= Knowledge equity =

Concept in social science

Knowledge equity is a social science concept referring to social change concerning expanding what is valued as knowledge and how communities may have been excluded from this discourse through imbalanced structures of power and privilege. Issues related to knowledge equity are discussed in fields such as standpoint theory or decolonial research.

== History ==
Knowledge equity developed from the discipline of knowledge management, and referred to the knowledge measurement process where tacit or subjective information is included to more traditional structures of information management. This developed into ways of applying a valuation to knowledge, including both those who know and the processes involving accessing, making sense of, and organizing it. The connection with accessing various areas of knowledge creation are often connected to open access publications, allowing equitable access to those who may need.

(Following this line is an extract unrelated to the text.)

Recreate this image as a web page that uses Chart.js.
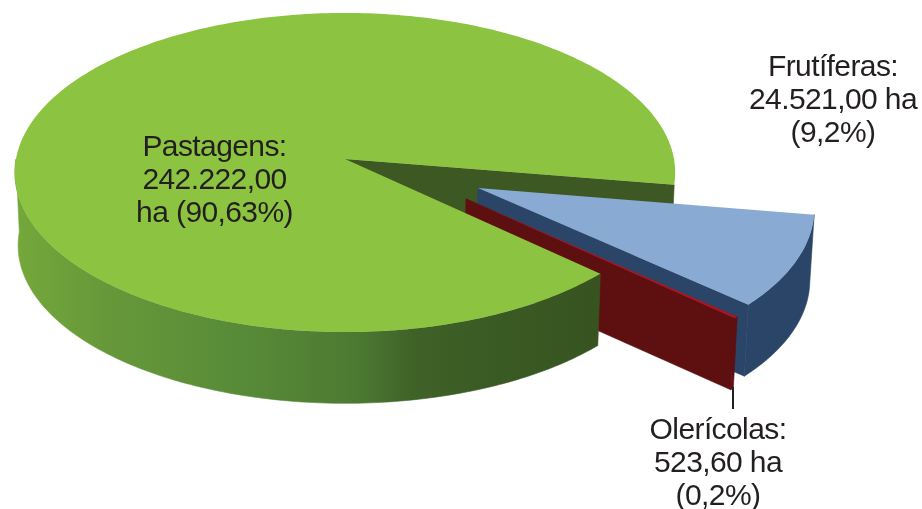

Access to knowledge and beliefs about what counts for knowledge has continued to shift within the social sciences, leading to a recognition that those who control what counts as knowledge and how that influences hierarchy and knowledge imbalance. Acknowledging beliefs that some forms of knowledge may be perceived to be better than others establishes an inequity and lack of justice for those who are excluded from systems that privilege discursive knowledge over other forms. The Wikimedia Foundation has identified knowledge equity as a key element toward its strategic direction for an ecosystem of open and inclusive knowledge, where everybody has the access to create and consume knowledge. This has been connected with education as a social strategy for expanding knowledge equity.

== Challenges ==
Challenges to this notion includes who is involved in the discourse where knowledge is understood and accepted, how tacit and explicit knowledge interact and get integrated into the larger systems that value multiple perspectives, and difficulties expanding beyond language and cultural limitations on knowledge assumptions. The challenge for social movements to expand entrenched beliefs related to open and free knowledge in a politicized society involves social justice challenges in practice.

== Knowledge democracy ==
In the context of knowledge equity, the idea of knowledge democracy promote the recognition and preservation of a diversity of knowledge systems, notably non-occidental ones. This idea is in opposition with the ethnocentric knowledge that can be created when one culture dominate the others.